◆ Data segment ◆

════

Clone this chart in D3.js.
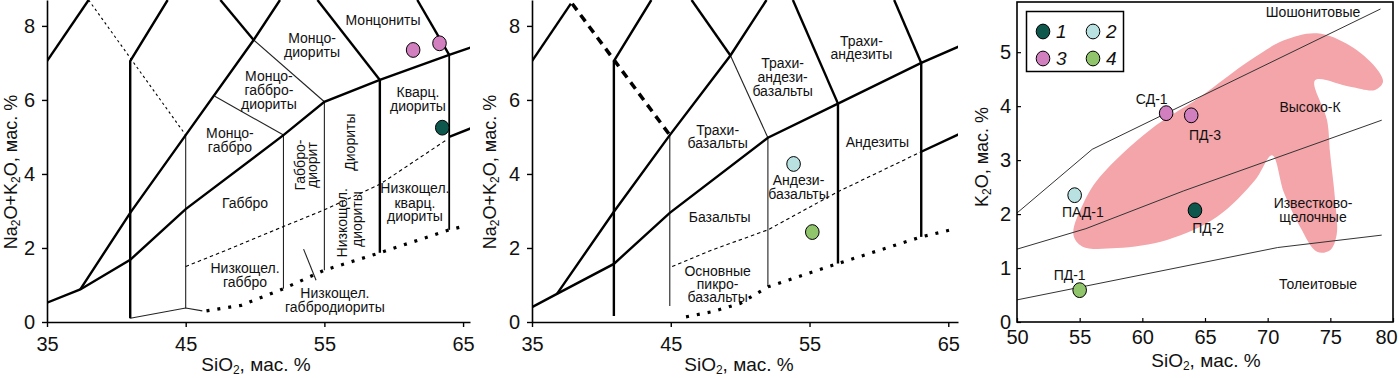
<!DOCTYPE html>
<html><head><meta charset="utf-8">
<script src="https://cdn.jsdelivr.net/npm/d3@7"></script>
<style>body{margin:0;background:#fff} text{font-family:"Liberation Sans",Arial,sans-serif;fill:#111}</style>
</head><body>
<svg id="c" width="1400" height="378"></svg>
<script>
// ---------- data ----------
const tasXTicks = [35, 45, 55, 65];
const tasYTicks = [0, 2, 4, 6, 8];
const kXTicks = [50, 55, 60, 65, 70, 75, 80];
const kYTicks = [0, 1, 2, 3, 4, 5];

const groupColors = {1: "#0e574d", 2: "#b9e1e1", 3: "#d27fc0", 4: "#90c56c"};
const legendItems = [1, 2, 3, 4];

// Panel 1 (plutonic TAS) boundaries
const p1Thick = [
  [[35,7.05],[38,8.7]],
  [[41,0.1],[41,7.05],[43.7,8.7]],
  [[35,0.52],[37.4,0.88],[41,1.68],[45,3.05],[52.05,5.05],[55,5.95],[59,6.54],[64,7.22],[65.6,7.42]],
  [[37.4,0.88],[41,2.95],[45,5.05],[49.9,7.62],[51.8,8.7]],
  [[47.5,8.7],[49.9,7.62]],
  [[54.5,8.7],[59,6.54]],
  [[61.7,8.7],[64,7.22]],
  [[64,5.0],[65.6,5.24]],
  [[59,1.87],[59,6.54]]
];
const p1Thin = [
  [[41,0.1],[45,0.38],[46.2,0.3]],
  [[45,0.38],[45,5.05]],
  [[47.1,6.1],[52.05,5.05]],
  [[49.9,7.62],[55,5.95]],
  [[52.05,0.9],[52.05,5.05]],
  [[55,1.4],[55,5.95]],
  [[53.5,1.97],[54.4,1.13]]
];
const p1Medium = [ [[64,2.49],[64,7.22]] ];
const p1DashSmall = [ [[38,8.7],[45,5.05]] ];
const p1DashCurve = [ [[45,1.5],[48,1.95],[52.05,2.58],[55,3.03],[59,3.72],[63.8,4.92]] ];
const p1Dotted = [ [[46.5,0.3],[49,0.45],[52.05,0.9],[55,1.4],[59,1.87],[64,2.49],[65.2,2.6]] ];

// Panel 2 (volcanic TAS) boundaries
const p2Thick = [
  [[35,7.05],[37.8,8.6]],
  [[40.9,0.16],[40.9,7.05],[43.6,8.7]],
  [[35,0.4],[36.8,0.76],[40.9,1.57],[44.93,2.95],[52,4.98],[57.05,5.9],[63.05,7.0],[65.8,7.45]],
  [[36.8,0.76],[40.9,2.98],[44.93,5.05],[49.3,7.2],[51.9,8.7]],
  [[46.5,8.7],[49.3,7.2]],
  [[53.8,8.7],[57.05,5.9]],
  [[61.1,8.7],[63.05,7.0]],
  [[63.05,4.6],[65.8,5.08]],
  [[57.05,1.58],[57.05,5.9]],
  [[63.05,2.3],[63.05,7.0]]
];
const p2Thin = [
  [[44.93,0.43],[44.93,5.05]],
  [[52,0.97],[52,4.98]],
  [[49.3,7.2],[52,4.98]]
];
const p2DashThick = [ [[37.9,8.6],[44.93,5.05]] ];
const p2DashCurve = [ [[45.1,1.5],[48,1.95],[52,2.49],[57.05,3.52],[63.05,4.6]] ];
const p2Dotted = [ [[46.1,0.14],[48,0.28],[50,0.5],[52,0.95],[57.05,1.58],[63.05,2.3],[65.3,2.5]] ];

// Panel 3 (K2O–SiO2) boundaries
const kLines = [
  [[50,2.02],[56,3.2],[79,5.8]],
  [[50,1.35],[55.5,1.73],[63.3,2.43],[79.1,3.74]],
  [[50,0.41],[70.8,1.38],[79.1,1.61]]
];
// pink field outline
const kField = [[54.5,1.62],[55.3,2.2],[56.62,2.69],[60.61,3.56],[64.6,4.17],[68.6,4.85],[71.3,5.22],[73.94,5.35],[76.58,5.12],[78.6,4.72],[79.2,4.45],[78.57,4.3],[76.58,4.36],[73.78,4.48],[74.74,3.74],[74.98,3.13],[75.38,2.26],[75.5,1.61],[74.98,1.33],[73.94,1.3],[72.59,1.76],[71.31,2.39],[70.35,3.09],[69.0,2.63],[65.96,1.95],[61.97,1.52],[57.98,1.37],[55.2,1.4]];

// sample points
const p1Points = [{x:61.4,y:7.35,g:3},{x:63.3,y:7.53,g:3},{x:63.5,y:5.25,g:1}];
const p2Points = [{x:53.85,y:4.27,g:2},{x:55.2,y:2.43,g:4}];
const kPoints = [
  {name:"СД-1",x:61.9,y:3.87,g:3},
  {name:"ПД-3",x:63.9,y:3.83,g:3},
  {name:"ПАД-1",x:54.6,y:2.35,g:2},
  {name:"ПД-2",x:64.2,y:2.07,g:1},
  {name:"ПД-1",x:55.0,y:0.59,g:4}
];
const kPointLabels = [
  {t:"СД-1",x:60.75,y:4.13},{t:"ПД-3",x:65.0,y:3.46},{t:"ПАД-1",x:55.25,y:2.04},
  {t:"ПД-2",x:65.25,y:1.74},{t:"ПД-1",x:54.2,y:0.87}
];

// region labels (data coordinates)
const p1Labels = [
  {t:"Монцониты",x:59.23,y:8.16},
  {t:"Монцо-",x:54.11,y:7.68},{t:"диориты",x:54.11,y:7.3},
  {t:"Монцо-",x:51.0,y:6.64},{t:"габбро-",x:51.0,y:6.26},{t:"диориты",x:51.0,y:5.9},
  {t:"Монцо-",x:48.19,y:5.11},{t:"габбро",x:48.19,y:4.73},
  {t:"Кварц.",x:61.75,y:6.22},{t:"диориты",x:61.75,y:5.84},
  {t:"Габбро-",x:53.24,y:4.24,r:true},{t:"диорит",x:54.11,y:4.24,r:true},
  {t:"Диориты",x:56.85,y:4.86,r:true},
  {t:"Габбро",x:49.28,y:3.22},
  {t:"Низкощел.",x:61.53,y:3.62},{t:"кварц.",x:61.53,y:3.22},{t:"диориты",x:61.53,y:2.86},
  {t:"Низкощел.",x:56.27,y:2.68,r:true},{t:"диориты",x:57.35,y:2.78,r:true},
  {t:"Низкощел.",x:49.28,y:1.46},{t:"габбро",x:49.28,y:1.08},
  {t:"Низкощел.",x:55.76,y:0.78},{t:"габбродиориты",x:55.76,y:0.41}
];
const p2Labels = [
  {t:"Трахи-",x:58.74,y:7.59},{t:"андезиты",x:58.74,y:7.23},
  {t:"Трахи-",x:53.06,y:6.99},{t:"андези-",x:53.06,y:6.62},{t:"базальты",x:53.06,y:6.24},
  {t:"Трахи-",x:48.38,y:5.19},{t:"базальты",x:48.38,y:4.83},
  {t:"Андезиты",x:59.89,y:4.86},
  {t:"Андези-",x:54.21,y:3.84},{t:"базальты",x:54.21,y:3.46},
  {t:"Базальты",x:48.53,y:2.84},
  {t:"Основные",x:48.38,y:1.38},{t:"пикро-",x:48.38,y:1.03},{t:"базальты",x:48.38,y:0.68}
];
const kLabels = [
  {t:"Шошонитовые",x:73.62,y:5.74},
  {t:"Высоко-К",x:73.38,y:3.98},
  {t:"Известково-",x:73.62,y:2.2},{t:"щелочные",x:73.62,y:1.94},
  {t:"Толеитовые",x:74.02,y:0.7}
];

// ---------- drawing ----------
const svg = d3.select("#c");
const FONT = '"Liberation Sans",Arial,sans-serif';

const x1 = d3.scaleLinear().domain([35,65.5]).range([47,470]);
const x2 = d3.scaleLinear().domain([35,65.7]).range([532,958]);
const yT = d3.scaleLinear().domain([0,8.7]).range([322,0]);
const x3 = d3.scaleLinear().domain([50,80]).range([1017,1393]);
const y3 = d3.scaleLinear().domain([0,5.93]).range([322,2]);

function addSub(sel, parts){
  parts.forEach(p=>{
    const ts = sel.append("tspan").text(p[0]);
    if(p[1]){ ts.attr("font-size","12px").attr("dy","3"); }
    else if(p[2]){ ts.attr("dy","-3"); }
  });
}
function xTitle(cx, y, fs){
  const t = svg.append("text").attr("x",cx).attr("y",y).attr("text-anchor","middle")
    .attr("font-size",fs+"px");
  addSub(t, [["SiO"],["2",true],[", мас. %",false,true]]);
}

function tasPanel(xs, ys, cfg){
  const g = svg.append("g");
  const clipId = "clip"+cfg.id;
  svg.append("clipPath").attr("id",clipId).append("rect")
    .attr("x",xs.range()[0]).attr("y",0).attr("width",xs.range()[1]-xs.range()[0]).attr("height",ys.range()[0]);
  const pg = g.append("g").attr("clip-path",`url(#${clipId})`);
  const line = d3.line().x(d=>xs(d[0])).y(d=>ys(d[1]));
  const draw = (arr, w, dash, cap, color) => arr.forEach(a=>pg.append("path").attr("d",line(a))
      .attr("fill","none").attr("stroke",color||"#000").attr("stroke-width",w)
      .attr("stroke-dasharray",dash||null).attr("stroke-linecap",cap||"butt").attr("stroke-linejoin","miter"));
  cfg.thin && draw(cfg.thin, 1.1, null, null, "#222");
  cfg.medium && draw(cfg.medium, 1.8);
  cfg.thick && draw(cfg.thick, 2.4);
  cfg.dashSmall && draw(cfg.dashSmall, 1.1, "2.5,3");
  cfg.dashThick && draw(cfg.dashThick, 3.5, "8,6");
  cfg.dashCurve && draw(cfg.dashCurve, 1.1, "3.5,3");
  cfg.dotted && draw(cfg.dotted, 3.2, "3,8");

  // labels
  cfg.labels.forEach(l=>{
    const t = g.append("text").attr("font-size","14px").attr("text-anchor","middle").text(l.t);
    if(l.r){ t.attr("transform",`translate(${xs(l.x)},${ys(l.y)}) rotate(-90)`).attr("dy","0.35em"); }
    else { t.attr("x",xs(l.x)).attr("y",ys(l.y)).attr("dy","0.35em"); }
  });

  // points
  g.selectAll("ellipse.pt").data(cfg.points).join("ellipse")
    .attr("cx",d=>xs(d.x)).attr("cy",d=>ys(d.y)).attr("rx",6.8).attr("ry",7.4)
    .attr("fill",d=>groupColors[d.g]).attr("stroke","#000").attr("stroke-width",1);

  // axes
  const ax = g.append("g").attr("transform",`translate(0,${ys(0)})`)
    .call(d3.axisBottom(xs).tickValues(tasXTicks).tickSize(5).tickSizeOuter(0).tickPadding(10).tickFormat(d3.format("d")));
  const ay = g.append("g").attr("transform",`translate(${xs.range()[0]},0)`)
    .call(d3.axisLeft(ys).tickValues(tasYTicks).tickSize(5).tickSizeOuter(0).tickPadding(7).tickFormat(d3.format("d")));
  [ax,ay].forEach(a=>{
    a.select(".domain").attr("stroke","#000").attr("stroke-width",1.6);
    a.selectAll(".tick line").attr("stroke","#000").attr("stroke-width",1.4);
    a.selectAll("text").attr("font-size","20px").attr("font-family",FONT).attr("fill","#111");
  });

  xTitle(cfg.xTitleX, 371, 19);
  const yt = svg.append("text").attr("transform",`translate(${cfg.yTitleX},172) rotate(-90)`)
    .attr("text-anchor","middle").attr("font-size","18px");
  addSub(yt, [["Na"],["2",true],["O+K",false,true],["2",true],["O, мас. %",false,true]]);
}

tasPanel(x1, yT, {id:1, thick:p1Thick, thin:p1Thin, medium:p1Medium, dashSmall:p1DashSmall,
  dashCurve:p1DashCurve, dotted:p1Dotted, labels:p1Labels, points:p1Points, xTitleX:256, yTitleX:16.5});
tasPanel(x2, yT, {id:2, thick:p2Thick, thin:p2Thin, dashThick:p2DashThick,
  dashCurve:p2DashCurve, dotted:p2Dotted, labels:p2Labels, points:p2Points, xTitleX:739, yTitleX:496});

// ---------- panel 3 ----------
const g3 = svg.append("g");
const line3 = d3.line().x(d=>x3(d[0])).y(d=>y3(d[1]));
g3.append("path").attr("d", d3.line().x(d=>x3(d[0])).y(d=>y3(d[1])).curve(d3.curveCatmullRomClosed.alpha(0.5))(kField))
  .attr("fill","#f3a5a9").attr("stroke","none");
kLines.forEach(a=>g3.append("path").attr("d",line3(a)).attr("fill","none").attr("stroke","#333").attr("stroke-width",1));

kLabels.forEach(l=>g3.append("text").attr("x",x3(l.x)).attr("y",y3(l.y)).attr("dy","0.35em")
  .attr("text-anchor","middle").attr("font-size","14px").text(l.t));
kPointLabels.forEach(l=>g3.append("text").attr("x",x3(l.x)).attr("y",y3(l.y)).attr("dy","0.35em")
  .attr("text-anchor","middle").attr("font-size","14px").text(l.t));

g3.selectAll("ellipse.kp").data(kPoints).join("ellipse")
  .attr("cx",d=>x3(d.x)).attr("cy",d=>y3(d.y)).attr("rx",6.8).attr("ry",7.4)
  .attr("fill",d=>groupColors[d.g]).attr("stroke","#000").attr("stroke-width",1);

const ax3 = g3.append("g").attr("transform",`translate(0,${y3(0)})`)
  .call(d3.axisBottom(x3).tickValues(kXTicks).tickSize(-4).tickSizeOuter(0).tickPadding(8).tickFormat(d3.format("d")));
const ay3 = g3.append("g").attr("transform",`translate(${x3(50)},0)`)
  .call(d3.axisLeft(y3).tickValues(kYTicks).tickSize(-4).tickSizeOuter(0).tickPadding(6).tickFormat(d3.format("d")));
[ax3,ay3].forEach(a=>{
  a.select(".domain").remove();
  a.selectAll(".tick line").attr("stroke","#000").attr("stroke-width",1.2);
  a.selectAll("text").attr("font-size","20px").attr("font-family",FONT).attr("fill","#111");
});
ax3.selectAll(".tick text").filter(d=>d===80).attr("dx","-7");
g3.append("rect").attr("x",x3(50)).attr("y",y3(5.93)).attr("width",x3(80)-x3(50)).attr("height",y3(0)-y3(5.93))
  .attr("fill","none").attr("stroke","#000").attr("stroke-width",1.6);

// legend
const lg = g3.append("g");
lg.append("rect").attr("x",1026.5).attr("y",11.5).attr("width",97).attr("height",60)
  .attr("fill","#fff").attr("stroke","#000").attr("stroke-width",1.5);
legendItems.forEach((k,i)=>{
  const cx = 1043 + (i%2)*50, cy = 31.5 + Math.floor(i/2)*27;
  lg.append("ellipse").attr("cx",cx).attr("cy",cy).attr("rx",6.8).attr("ry",7.4)
    .attr("fill",groupColors[k]).attr("stroke","#000").attr("stroke-width",1);
  lg.append("text").attr("x",cx+13).attr("y",cy).attr("dy","0.36em").attr("font-size","19px")
    .attr("font-style","italic").text(k);
});

xTitle(1206, 367, 19);
const yt3 = svg.append("text").attr("transform",`translate(988,157) rotate(-90)`)
  .attr("text-anchor","middle").attr("font-size","18px");
addSub(yt3, [["K"],["2",true],["O, мас. %",false,true]]);
</script>
</body></html>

════

◆ Task instructions ◆
Repeat the lines exactly as they stand, from the opening line of the data through the line with "const legendItems = [1, 2, 3, 4];". Pictures stay out of the copy.

◆ Output for this task ◆
Clone this chart in D3.js.
<!DOCTYPE html>
<html><head><meta charset="utf-8">
<script src="https://cdn.jsdelivr.net/npm/d3@7"></script>
<style>body{margin:0;background:#fff} text{font-family:"Liberation Sans",Arial,sans-serif;fill:#111}</style>
</head><body>
<svg id="c" width="1400" height="378"></svg>
<script>
// ---------- data ----------
const tasXTicks = [35, 45, 55, 65];
const tasYTicks = [0, 2, 4, 6, 8];
const kXTicks = [50, 55, 60, 65, 70, 75, 80];
const kYTicks = [0, 1, 2, 3, 4, 5];

const groupColors = {1: "#0e574d", 2: "#b9e1e1", 3: "#d27fc0", 4: "#90c56c"};
const legendItems = [1, 2, 3, 4];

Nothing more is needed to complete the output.